=== GIVEN REQUEST ===
Print word for word the first line of the listing below and every line after it, through the line with "(0,0) rectangle (1088,1016);". Leave out the pictures and the rest.

··· DATA BLOCK

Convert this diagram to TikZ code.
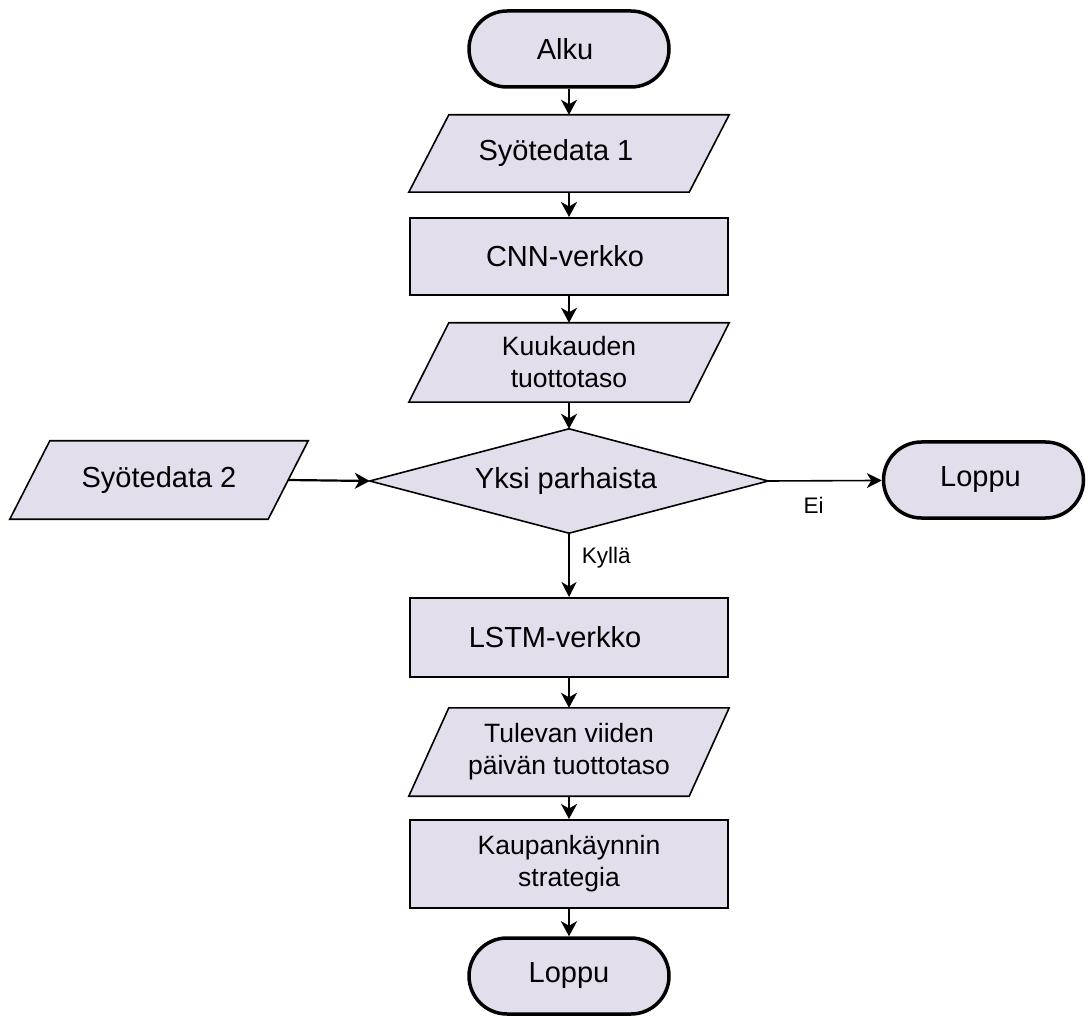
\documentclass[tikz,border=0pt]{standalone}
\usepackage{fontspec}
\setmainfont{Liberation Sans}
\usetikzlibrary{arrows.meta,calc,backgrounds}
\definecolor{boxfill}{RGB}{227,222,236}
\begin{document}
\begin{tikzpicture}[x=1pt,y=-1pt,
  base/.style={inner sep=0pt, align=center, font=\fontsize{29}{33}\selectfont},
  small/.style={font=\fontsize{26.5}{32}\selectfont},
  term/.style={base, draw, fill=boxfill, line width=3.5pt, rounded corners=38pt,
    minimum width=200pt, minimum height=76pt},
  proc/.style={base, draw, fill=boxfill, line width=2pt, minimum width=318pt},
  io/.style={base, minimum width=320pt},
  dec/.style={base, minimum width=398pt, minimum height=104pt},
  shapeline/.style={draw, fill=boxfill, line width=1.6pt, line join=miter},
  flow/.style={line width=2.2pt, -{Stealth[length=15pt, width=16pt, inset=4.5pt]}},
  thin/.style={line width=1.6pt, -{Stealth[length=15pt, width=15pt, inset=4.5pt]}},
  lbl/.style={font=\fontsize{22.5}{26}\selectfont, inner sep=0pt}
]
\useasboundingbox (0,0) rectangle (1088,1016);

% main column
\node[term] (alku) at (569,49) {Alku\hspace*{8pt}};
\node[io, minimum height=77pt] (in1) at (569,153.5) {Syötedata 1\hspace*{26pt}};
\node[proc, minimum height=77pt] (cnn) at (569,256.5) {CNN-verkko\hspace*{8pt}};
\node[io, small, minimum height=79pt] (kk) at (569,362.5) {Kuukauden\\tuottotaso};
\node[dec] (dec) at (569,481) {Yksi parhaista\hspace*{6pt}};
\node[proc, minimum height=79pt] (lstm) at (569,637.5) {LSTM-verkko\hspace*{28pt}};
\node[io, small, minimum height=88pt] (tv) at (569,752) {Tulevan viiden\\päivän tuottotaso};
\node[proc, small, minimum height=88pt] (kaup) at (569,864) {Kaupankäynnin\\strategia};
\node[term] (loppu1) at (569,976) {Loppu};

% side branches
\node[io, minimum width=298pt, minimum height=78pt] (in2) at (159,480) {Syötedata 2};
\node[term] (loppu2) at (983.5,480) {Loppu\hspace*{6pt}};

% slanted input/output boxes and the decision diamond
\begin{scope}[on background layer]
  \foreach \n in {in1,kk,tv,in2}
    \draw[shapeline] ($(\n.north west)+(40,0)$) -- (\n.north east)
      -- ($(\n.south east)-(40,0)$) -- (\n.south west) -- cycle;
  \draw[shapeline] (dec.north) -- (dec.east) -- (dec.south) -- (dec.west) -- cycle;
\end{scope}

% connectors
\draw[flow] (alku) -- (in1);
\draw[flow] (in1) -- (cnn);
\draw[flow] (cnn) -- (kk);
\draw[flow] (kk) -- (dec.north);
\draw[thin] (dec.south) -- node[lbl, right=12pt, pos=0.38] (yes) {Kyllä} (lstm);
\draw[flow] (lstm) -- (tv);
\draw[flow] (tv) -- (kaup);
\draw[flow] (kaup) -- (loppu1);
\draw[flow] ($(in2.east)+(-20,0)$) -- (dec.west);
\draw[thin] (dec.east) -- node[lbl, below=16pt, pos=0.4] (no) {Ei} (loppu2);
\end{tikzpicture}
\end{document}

······

=== RESULT ===
Convert this diagram to TikZ code.
\documentclass[tikz,border=0pt]{standalone}
\usepackage{fontspec}
\setmainfont{Liberation Sans}
\usetikzlibrary{arrows.meta,calc,backgrounds}
\definecolor{boxfill}{RGB}{227,222,236}
\begin{document}
\begin{tikzpicture}[x=1pt,y=-1pt,
  base/.style={inner sep=0pt, align=center, font=\fontsize{29}{33}\selectfont},
  small/.style={font=\fontsize{26.5}{32}\selectfont},
  term/.style={base, draw, fill=boxfill, line width=3.5pt, rounded corners=38pt,
    minimum width=200pt, minimum height=76pt},
  proc/.style={base, draw, fill=boxfill, line width=2pt, minimum width=318pt},
  io/.style={base, minimum width=320pt},
  dec/.style={base, minimum width=398pt, minimum height=104pt},
  shapeline/.style={draw, fill=boxfill, line width=1.6pt, line join=miter},
  flow/.style={line width=2.2pt, -{Stealth[length=15pt, width=16pt, inset=4.5pt]}},
  thin/.style={line width=1.6pt, -{Stealth[length=15pt, width=15pt, inset=4.5pt]}},
  lbl/.style={font=\fontsize{22.5}{26}\selectfont, inner sep=0pt}
]
\useasboundingbox (0,0) rectangle (1088,1016);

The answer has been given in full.